Super moist and tasty, these Chocolate Cupcakes will be a hit at your next birthday party, bake sale, PTA meetings, and more! Perfect for chocolate lovers, pair your chocolate cupcakes with a homemade chocolate icing!
Preheat your oven to 300F. Line a muffin tin with 12 cupcake liners.
In a large bowl combine the flour, sugar, cocoa powder, baking soda, and salt. Whisk until free of lumps.
In a medium bowl combine the egg, sour cream, oil, and vanilla. Mix until fully combined and smooth.
Add the wet ingredients to the dry ingredients and mix until just combined.
Add the hot water and mix until combined.
Fill each cupcake liner up about ½ way.
Bake the cupcakes for 18-20 minutes or until a toothpick inserted into the center of one cupcake comes out with only a few moist crumbs.
Remove from oven and allow to cool while you make the buttercream.
For Icing:
In a stand mixer beat the butter until soft and fluffy.
Add the sugar, cocoa powder, and vanilla. Beat until fully combined.

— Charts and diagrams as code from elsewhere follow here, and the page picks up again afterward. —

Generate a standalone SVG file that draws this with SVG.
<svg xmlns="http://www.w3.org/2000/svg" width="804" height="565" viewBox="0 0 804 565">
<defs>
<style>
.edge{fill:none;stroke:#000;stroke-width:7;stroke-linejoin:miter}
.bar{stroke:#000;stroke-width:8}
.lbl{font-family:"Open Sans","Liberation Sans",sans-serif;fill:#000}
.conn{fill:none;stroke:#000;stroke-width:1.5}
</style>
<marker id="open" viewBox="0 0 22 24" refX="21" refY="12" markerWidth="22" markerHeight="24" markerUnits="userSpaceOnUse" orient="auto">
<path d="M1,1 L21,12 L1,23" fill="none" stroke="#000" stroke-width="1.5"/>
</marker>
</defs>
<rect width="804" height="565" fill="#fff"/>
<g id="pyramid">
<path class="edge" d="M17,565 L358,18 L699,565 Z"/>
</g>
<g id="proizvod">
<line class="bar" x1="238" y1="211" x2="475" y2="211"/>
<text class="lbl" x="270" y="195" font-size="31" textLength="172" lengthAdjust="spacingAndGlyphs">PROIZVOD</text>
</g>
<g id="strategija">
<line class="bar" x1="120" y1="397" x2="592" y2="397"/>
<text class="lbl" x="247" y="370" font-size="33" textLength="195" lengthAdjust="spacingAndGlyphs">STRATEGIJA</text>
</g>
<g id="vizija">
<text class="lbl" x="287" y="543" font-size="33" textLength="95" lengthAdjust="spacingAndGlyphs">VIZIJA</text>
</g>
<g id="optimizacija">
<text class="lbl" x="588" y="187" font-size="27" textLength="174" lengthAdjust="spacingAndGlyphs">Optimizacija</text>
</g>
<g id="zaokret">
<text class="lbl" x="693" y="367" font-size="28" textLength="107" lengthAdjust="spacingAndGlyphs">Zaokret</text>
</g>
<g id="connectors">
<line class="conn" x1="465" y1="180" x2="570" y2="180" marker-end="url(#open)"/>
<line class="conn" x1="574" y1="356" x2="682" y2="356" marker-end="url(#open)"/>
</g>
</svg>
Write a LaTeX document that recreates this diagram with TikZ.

Add the heavy cream and beat until fluffy, about 5 minutes.
Transfer the icing to a piping bag fitted with a piping tip and pipe the icing on top of each cupcake
Notes
Use a high-quality Dutch processed cocoa powder if you are able to. They result in a less acidic and fudgier taste, making them the perfect cocoa for brownies!
To check that the cupcakes are done, insert a toothpick into the middle of the cupcakes, if the toothpick comes out clean, then they are done. If the toothpick comes out with some batter on it, keep baking.
Be sure to avoid packing in your flour when measuring. Too much flour will lead to a dense cupcake. Fluff the flour with a fork before scooping it with a measuring cup.
Avoid over-mixing your cupcake batter as it can cause the chocolate brownies to get too dense.
Don’t over-fill the cupcake liners as the cupcakes will rise while it bakes. Too much batter and it’ll overflow.